Так о чем же мы говорим, когда мы говорим о будущем? Маркс завещает запрет на изображение: всё, что нам следует знать, что мы боремся против бедности и наемной работы; будущие возможности и потребности не определены. Сегодня, имея в виду все наши исторические обстоятельства, неспособность увидеть будущее и, как кажется, противостоять мраку, — мы можем вернуться к регулятивной идее, взять на вооружение отрицание и определить будущее апофатически, как было завещано: там не будет войн, не будет благой крови, за которую нужно бороться, не будет экономического насилия, не будет дискриминации. Так не лучшее ли, несмотря ни на что, время для утопии? Утопии, которая способна вернуться к своему понятию, подразумевающему, что утопия немыслима иначе, кроме как в качестве самой себя: благого не-места, благого места, которого нет (но, может быть, будет).

Это простая истина утопии.

Мыслить ее своей противоположностью — значит мыслить всё, что угодно, но только не утопию. Таково ее, утопии, логическое кольцо.

Несмотря на кажимое преимущество консервативных популистов, их образ будущего так же вряд ли возможно обозначить как целостный. В России изобретаются традиционные ценности, Трамп в духе самой классической консервативной мысли обещает вернуть былое величие США (ведь золотой век, конечно, уже был, — консерваторы всегда страдают неофобией разной интенсивности), желая того же новому аргентинскому президенту; Марин Ле Пен сердечно поздравляет ультраконсервативную партию, занявшую большинство в нидерландском парламенте, добавив, что Европа постепенно осознает необходимость национальной идентичности, которая одна способна обеспечить будущее (видимое золотым и только отчасти, быть может, технологизированным прошлым). Но есть одно различие.
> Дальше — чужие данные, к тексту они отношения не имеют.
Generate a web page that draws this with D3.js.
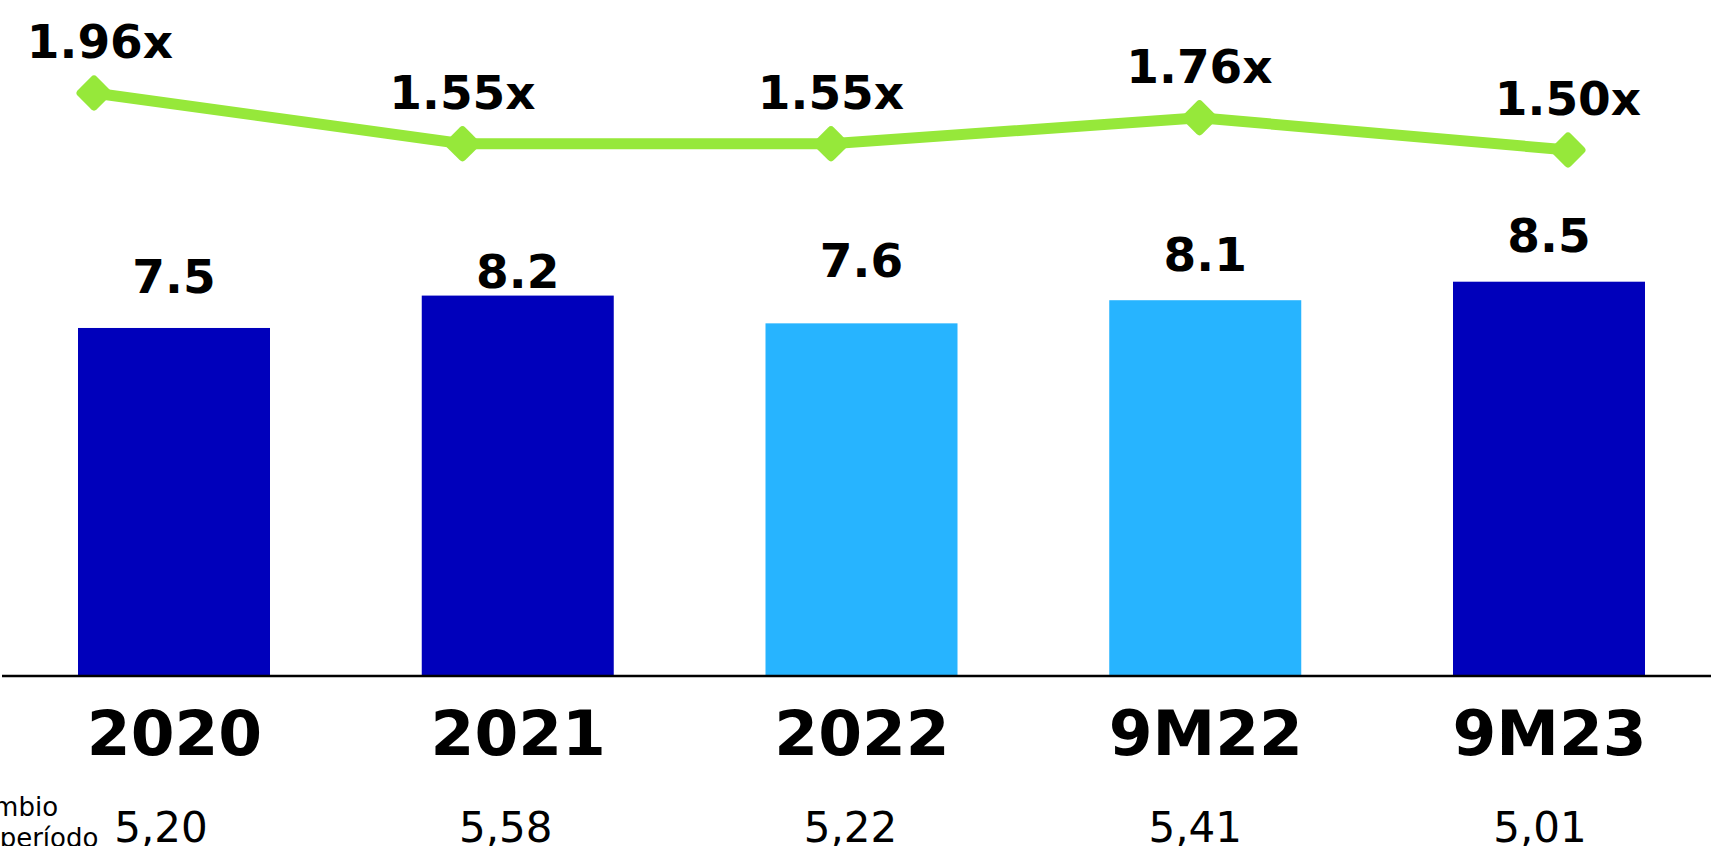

Это различие производится как раз благодаря утопии.

Утопия — абсолютно прогрессистское, социальное, социалистическое изобретение. Да? Но разве история не знает консервативных утопий?

Возьмем, к примеру, «русский мир»? Но нет. Были (и есть) такие а-топосы. Это разновидности неактуализированных миров, которые базируются на идее стрелы, обращенной в прошлое. Правое предполагает опору на традицию, в зависимости от точки на спектре — неофобии разной интенсивности. В то время как утопия Томаса Мора — задолго до Французской революции — воплощала novum: то, чего еще никогда не было. Консервативная утопия — это оксюморон.